1800 religieux, qui pour la plupart travaillent surtout à la terre, ne s’imposent le travail que comme un exercice accessoire : c’est la prière, la méditation, l’adoration, qui est leur objet principal et premier ; eux aussi, ils emploient leur vie à la contemplation de l’autre monde, non au service de celui-ci.
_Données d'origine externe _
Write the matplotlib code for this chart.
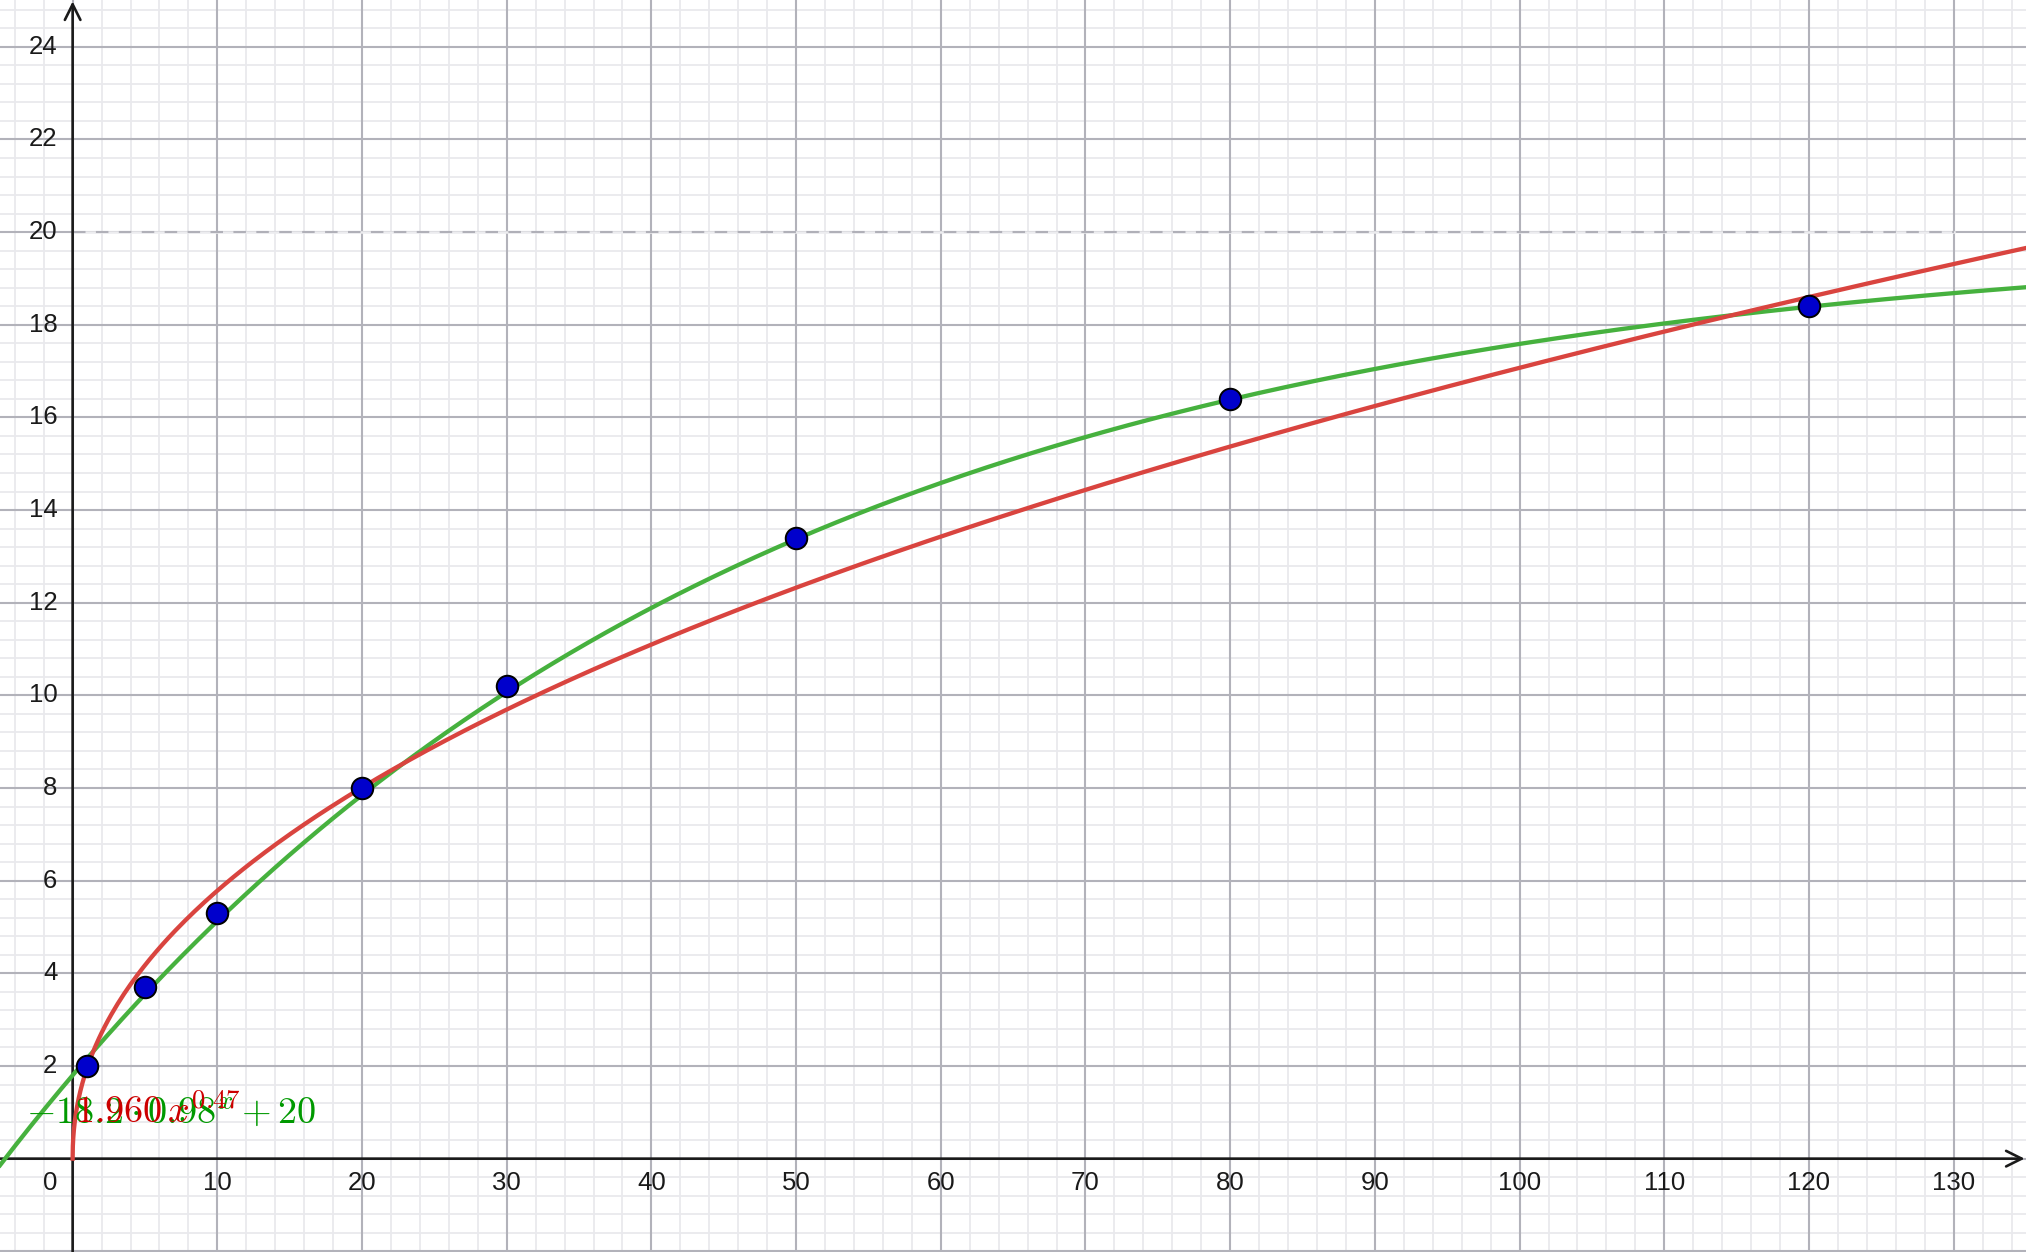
import numpy as np
import matplotlib
matplotlib.use("Agg")
import matplotlib.pyplot as plt

# data points
x_points = [1, 5, 10, 20, 30, 50, 80, 120]
y_points = [2.0, 3.7, 5.3, 8.0, 10.2, 13.4, 16.4, 18.4]

# fitted models
exp_a, exp_b, exp_c = -18.2, 0.98, 20
pow_a, pow_b = 1.960, 0.47
asymptote_y = 20
asymptote_x_end = 130

x_tick_values = [10, 20, 30, 40, 50, 60, 70, 80, 90, 100, 110, 120, 130]
y_tick_values = [2, 4, 6, 8, 10, 12, 14, 16, 18, 20, 22, 24]

green_label = r"$-18.2 \cdot 0.98^{x} + 20$"
red_label = r"$1.960\,x^{0.47}$"

XLIM = (-5.02, 135.0)
YLIM = (-2.015, 25.01)

plt.rcParams["mathtext.fontset"] = "cm"
plt.rcParams["font.family"] = ["Liberation Sans", "DejaVu Sans"]

fig = plt.figure(figsize=(20.26, 12.52), dpi=100)
ax = fig.add_axes([0, 0, 1, 1])
ax.set_xlim(*XLIM)
ax.set_ylim(*YLIM)
for spine in ax.spines.values():
    spine.set_visible(False)
ax.set_xticks([])
ax.set_yticks([])

# grid: minor first, then major on top
minor_x = np.arange(-4, 136, 2)
minor_y = np.arange(-2, 25.2, 0.4)
major_x = np.arange(0, 140, 10)
major_y = np.arange(-2, 26, 2)
ax.vlines(minor_x, *YLIM, color="#e9e9ed", lw=1.3, zorder=0.1)
ax.hlines(minor_y, *XLIM, color="#e9e9ed", lw=1.3, zorder=0.1)
ax.vlines(major_x, *YLIM, color="#b2b2ba", lw=1.5, zorder=0.3)
ax.hlines(major_y, *XLIM, color="#b2b2ba", lw=1.5, zorder=0.3)

# asymptote (dashed, covering the major grid line)
ax.plot([0, asymptote_x_end], [asymptote_y, asymptote_y], color="#ececef",
        lw=1.8, zorder=0.9)
ax.plot([0, asymptote_x_end], [asymptote_y, asymptote_y], color="#b0b0b8",
        lw=1.5, ls=(0, (6, 5)), zorder=1)

# axes with arrows
ax.annotate("", xy=(1, 0), xycoords=("axes fraction", "data"),
            xytext=(0, 0), textcoords=("axes fraction", "data"),
            arrowprops=dict(arrowstyle="->", lw=1.9, color="#1a1a1a",
                            mutation_scale=28, shrinkA=0, shrinkB=1))
ax.annotate("", xy=(0, 1), xycoords=("data", "axes fraction"),
            xytext=(0, 0), textcoords=("data", "axes fraction"),
            arrowprops=dict(arrowstyle="->", lw=1.9, color="#1a1a1a",
                            mutation_scale=28, shrinkA=0, shrinkB=1))

# tick labels
for v in y_tick_values:
    ax.annotate(str(v), xy=(0, v), xytext=(-11, 0), textcoords="offset points",
                ha="right", va="center", fontsize=18.5, color="#1a1a1a")
for v in x_tick_values:
    ax.annotate(str(v), xy=(v, 0), xytext=(0, -17.5), textcoords="offset points",
                ha="center", va="center", fontsize=18.5, color="#1a1a1a")
ax.annotate("0", xy=(0, 0), xytext=(-16, -17.5), textcoords="offset points",
            ha="center", va="center", fontsize=18.5, color="#1a1a1a")

# curves
xs_green = np.linspace(XLIM[0], XLIM[1], 800)
ax.plot(xs_green, exp_a * exp_b ** xs_green + exp_c, color="#46b13e", lw=3.1, zorder=3)
xs_red = np.concatenate([np.linspace(0, 2, 400), np.linspace(2, XLIM[1], 600)])
ax.plot(xs_red, pow_a * xs_red ** pow_b, color="#d9443f", lw=3.1, zorder=3)

# points
ax.plot(x_points, y_points, "o", ms=15.5, mfc="#0000cc", mec="#000000",
        mew=1.4, zorder=5, clip_on=False)

# labels
ax.text(-3.2, 0.78, green_label, color="#009900", fontsize=27.5,
        ha="left", va="baseline", zorder=6)
ax.text(0.16, 0.78, red_label, color="#cc0000", fontsize=27.5,
        ha="left", va="baseline", zorder=6)

fig.savefig("out.png", dpi=100)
Mais tous les autres, plus de 28 000 hommes et plus de 123 000 femmes, sont des bienfaiteurs par institution et des corvéables volontaires, voués par leur propre choix à des besognes dangereuses, répugnantes, et tout au moins ingrates ; missions chez les sauvages et les barbares, soins aux malades, aux idiots, aux aliénés, aux infirmes, aux incurables, entretien des vieillards pauvres ou des enfants abandonnés, œuvres innombrables d’assistance et d’éducation, enseignement primaire, service des orphelinats, des asiles, des ouvroirs, des refuges et des prisons ; le tout gratuitement ou à des prix infimes, par la réduction au minimum des besoins physiques et de la dépense personnelle de chaque religieux ou religieuse[1]. Manifestement, chez ces hommes et chez ces femmes, l’équilibre ordinaire des motifs déterminants s’est renversé ; dans leur balance interne, ce n’est plus l’amour de soi qui l’emporte sur

  1. Émile Keller, les Congrégations, passim. — Dans plusieurs communautés d’hommes et de femmes, la dépense personnelle de chaque membre ne dépasse pas 300 francs par an ; chez les trappistes à Devielle, ce chiffre est un maximum. — Si l’on estime a 1000 francs par tête, ce qui est au-dessous du chiffre réel, la valeur du travail utile effectué par les 160 000 religieux et religieuses des instituts actifs, le total est de 160 millions par an ; si l’on évalue à 500 francs par tête la dépense de chaque religieux ou religieuse, le total est de 80 millions par an. Bénéfice net pour, le public, 80 millions par an.